TERRA NIPÔNICAS – Biles começou a causar alvoroço no Japão antes mesmo do início dos Jogos. Quando surgiu a notícia de que uma atleta reserva da equipe havia testado positivo para o novo coronavírus no campo de treinamento que o time realizava em Narita, a cerca de 50 quilômetros de Tóquio, a principal preocupação era saber se Biles tinha tido ou não contato com a ginasta. O alívio veio dois dias depois com o exame para covid-19 negativo de Biles.
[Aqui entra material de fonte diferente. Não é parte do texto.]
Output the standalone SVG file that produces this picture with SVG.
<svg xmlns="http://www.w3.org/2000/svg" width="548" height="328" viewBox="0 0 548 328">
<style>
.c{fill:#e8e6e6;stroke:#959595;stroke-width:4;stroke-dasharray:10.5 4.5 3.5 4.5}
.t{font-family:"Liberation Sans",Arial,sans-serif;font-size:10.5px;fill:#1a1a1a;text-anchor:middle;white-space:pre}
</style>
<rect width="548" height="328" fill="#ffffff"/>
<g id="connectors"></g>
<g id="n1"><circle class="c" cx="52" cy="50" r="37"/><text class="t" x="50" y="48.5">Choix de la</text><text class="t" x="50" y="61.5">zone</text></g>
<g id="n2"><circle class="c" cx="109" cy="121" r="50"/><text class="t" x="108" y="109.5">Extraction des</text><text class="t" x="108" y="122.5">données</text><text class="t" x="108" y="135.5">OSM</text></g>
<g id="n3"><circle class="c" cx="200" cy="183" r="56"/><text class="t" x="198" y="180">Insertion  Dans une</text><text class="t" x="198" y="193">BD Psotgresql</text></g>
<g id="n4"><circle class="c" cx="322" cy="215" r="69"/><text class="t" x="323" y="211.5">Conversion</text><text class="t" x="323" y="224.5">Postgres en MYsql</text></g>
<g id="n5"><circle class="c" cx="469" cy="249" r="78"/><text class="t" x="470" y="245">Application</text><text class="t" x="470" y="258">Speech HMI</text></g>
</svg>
Antes disso, no entanto, o Comitê Olímpico dos Estados Unidos havia agido rapidamente para retirar a sua maior estrela da Vila Olímpica, hospedando-a em um hotel. A blindagem a Biles é tamanha que ela não participou da cerimônia de abertura dos Jogos, sexta-feira. Pelas redes sociais, a ginasta foi clara ao listar os motivos da sua ausência: 1) covid; 2) ficar muito tempo de pé. Os EUA foram à abertura com cerca de 200 atletas entre os 600 de sua delegação.
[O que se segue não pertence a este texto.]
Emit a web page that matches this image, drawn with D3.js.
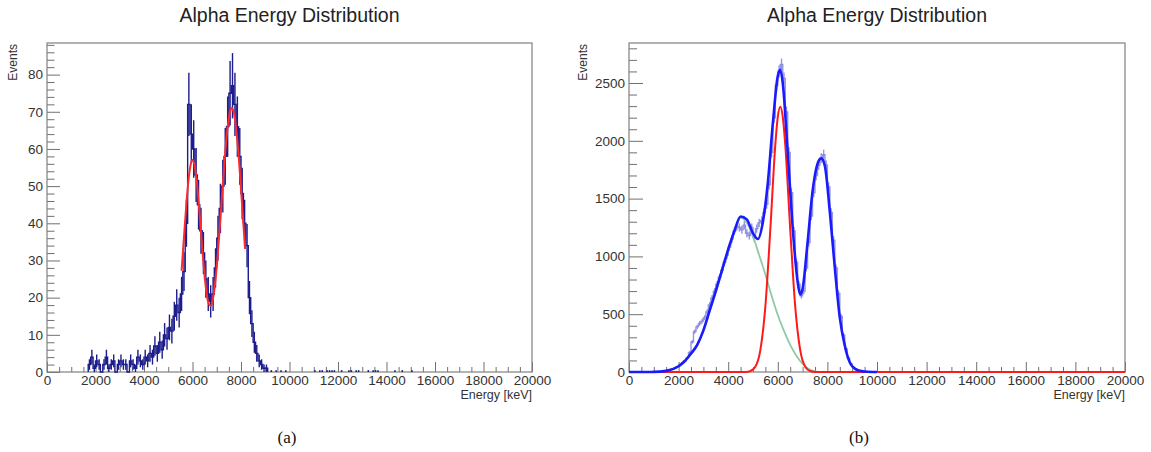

Até um simples treino no Centro de Ginástica Ariake foi o suficiente para atrair a atenção não só das câmeras, mas dos olhares das adversárias. Teve até aplauso das outras delegações.
Desde a espetacular atuação nos Jogos do Rio, muita coisa mudou na vida de Simone Biles. Primeiro, ela tirou um período sabático e depois trocou de treinadora. Saiu Aimee Boorman, com quem trabalhava desde os sete anos, e entraram os franceses Laurent e Cecile Landi.
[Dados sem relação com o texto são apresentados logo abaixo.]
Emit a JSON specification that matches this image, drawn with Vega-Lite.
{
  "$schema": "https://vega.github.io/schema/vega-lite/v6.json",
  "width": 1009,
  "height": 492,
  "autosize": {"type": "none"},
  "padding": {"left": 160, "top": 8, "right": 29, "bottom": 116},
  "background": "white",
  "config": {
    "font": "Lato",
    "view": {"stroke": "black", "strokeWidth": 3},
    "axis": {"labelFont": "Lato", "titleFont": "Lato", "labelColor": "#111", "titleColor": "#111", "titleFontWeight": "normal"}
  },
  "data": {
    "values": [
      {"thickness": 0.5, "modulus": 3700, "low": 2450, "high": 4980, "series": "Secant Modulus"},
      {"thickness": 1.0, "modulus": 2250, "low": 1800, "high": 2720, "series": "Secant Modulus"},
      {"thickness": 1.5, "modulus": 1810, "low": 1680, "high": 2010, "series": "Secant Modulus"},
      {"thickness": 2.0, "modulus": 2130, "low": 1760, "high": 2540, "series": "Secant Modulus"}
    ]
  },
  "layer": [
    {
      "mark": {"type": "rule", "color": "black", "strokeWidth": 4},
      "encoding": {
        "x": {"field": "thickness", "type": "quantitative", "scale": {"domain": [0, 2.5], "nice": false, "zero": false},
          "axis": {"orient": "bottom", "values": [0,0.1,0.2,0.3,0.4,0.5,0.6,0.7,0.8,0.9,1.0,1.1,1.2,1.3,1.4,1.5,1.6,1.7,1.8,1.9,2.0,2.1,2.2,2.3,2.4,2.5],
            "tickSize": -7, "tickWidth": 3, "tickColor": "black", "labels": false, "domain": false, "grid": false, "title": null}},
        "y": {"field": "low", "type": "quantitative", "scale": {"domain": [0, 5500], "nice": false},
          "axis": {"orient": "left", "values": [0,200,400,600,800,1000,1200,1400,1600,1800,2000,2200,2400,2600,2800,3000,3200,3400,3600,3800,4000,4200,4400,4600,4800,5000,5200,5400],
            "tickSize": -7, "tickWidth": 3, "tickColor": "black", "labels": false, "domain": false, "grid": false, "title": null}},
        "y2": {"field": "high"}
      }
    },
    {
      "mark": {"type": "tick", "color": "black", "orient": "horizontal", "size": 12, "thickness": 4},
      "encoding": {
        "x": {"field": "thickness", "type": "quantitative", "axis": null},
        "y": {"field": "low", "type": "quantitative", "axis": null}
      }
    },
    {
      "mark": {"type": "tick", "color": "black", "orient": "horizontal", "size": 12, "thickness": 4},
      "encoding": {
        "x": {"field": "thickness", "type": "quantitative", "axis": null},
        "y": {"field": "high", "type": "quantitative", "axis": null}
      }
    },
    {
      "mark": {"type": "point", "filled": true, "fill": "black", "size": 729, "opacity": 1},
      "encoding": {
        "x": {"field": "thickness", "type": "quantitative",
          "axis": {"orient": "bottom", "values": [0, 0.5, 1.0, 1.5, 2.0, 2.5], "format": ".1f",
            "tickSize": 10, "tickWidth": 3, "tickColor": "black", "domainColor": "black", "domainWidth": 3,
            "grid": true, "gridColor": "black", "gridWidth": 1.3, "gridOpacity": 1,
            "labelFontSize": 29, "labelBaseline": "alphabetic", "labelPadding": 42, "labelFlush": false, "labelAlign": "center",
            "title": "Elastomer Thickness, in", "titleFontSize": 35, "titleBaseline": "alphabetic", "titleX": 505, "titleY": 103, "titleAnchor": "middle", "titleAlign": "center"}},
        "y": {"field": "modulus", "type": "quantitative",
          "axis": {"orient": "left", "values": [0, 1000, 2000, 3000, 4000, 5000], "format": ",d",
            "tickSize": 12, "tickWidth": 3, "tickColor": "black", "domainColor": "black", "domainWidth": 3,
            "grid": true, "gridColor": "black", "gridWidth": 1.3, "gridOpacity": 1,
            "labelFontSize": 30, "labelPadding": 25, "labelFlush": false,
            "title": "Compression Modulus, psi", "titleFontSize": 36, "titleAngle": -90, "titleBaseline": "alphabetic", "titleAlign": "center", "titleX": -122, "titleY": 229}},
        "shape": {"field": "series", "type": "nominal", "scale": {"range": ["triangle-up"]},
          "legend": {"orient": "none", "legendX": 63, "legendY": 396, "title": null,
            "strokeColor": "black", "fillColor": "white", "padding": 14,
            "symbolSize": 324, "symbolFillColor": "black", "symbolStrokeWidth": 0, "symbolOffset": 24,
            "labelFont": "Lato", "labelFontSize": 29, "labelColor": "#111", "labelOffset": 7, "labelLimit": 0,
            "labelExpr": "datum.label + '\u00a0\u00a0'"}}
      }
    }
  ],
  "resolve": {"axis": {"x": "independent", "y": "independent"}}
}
ATIVISMO – É preciso, no entanto, destacar que a condição de protagonista de Biles nos Jogos de Tóquio não foi construída apenas pelos seus ótimos resultados. A maneira como se posicionou em temas considerados espinhosos por muitos atletas fez com que o mundo olhasse com mais atenção para ela.
Em 2018, Biles se solidarizou às companheiras de equipe e teve a coragem de ir às redes sociais para fazer a sua própria confissão de que era uma “sobrevivente” dos abusos sexuais praticados pelo ex-médico do time americano de ginástica Larry Nassar, condenado à prisão perpétua. Mais: entrou com um processo coletivo contra a Federação de Ginástica dos Estados Unidos e o Comitê Olímpico e Paralímpico do país acusando os dirigentes de fazerem vistas grossas aos abusos e não colaborarem com as investigações. O escândalo abalou as estruturas do esporte nos EUA e derrubou toda a cúpula da Federação de Ginástica do país.
Biles foi além e se engajou também nas causas do feminismo e da igualdade racial. Na campanha presidencial dos Estados Unidos, por exemplo, posicionou-se contra Donald Trump em apoio a Joe Biden e Kamala Harris. Também mostrou sua indignação após o ataque ao Congresso em janeiro deste ano. Biles, definitivamente, não é só uma atleta vencedora.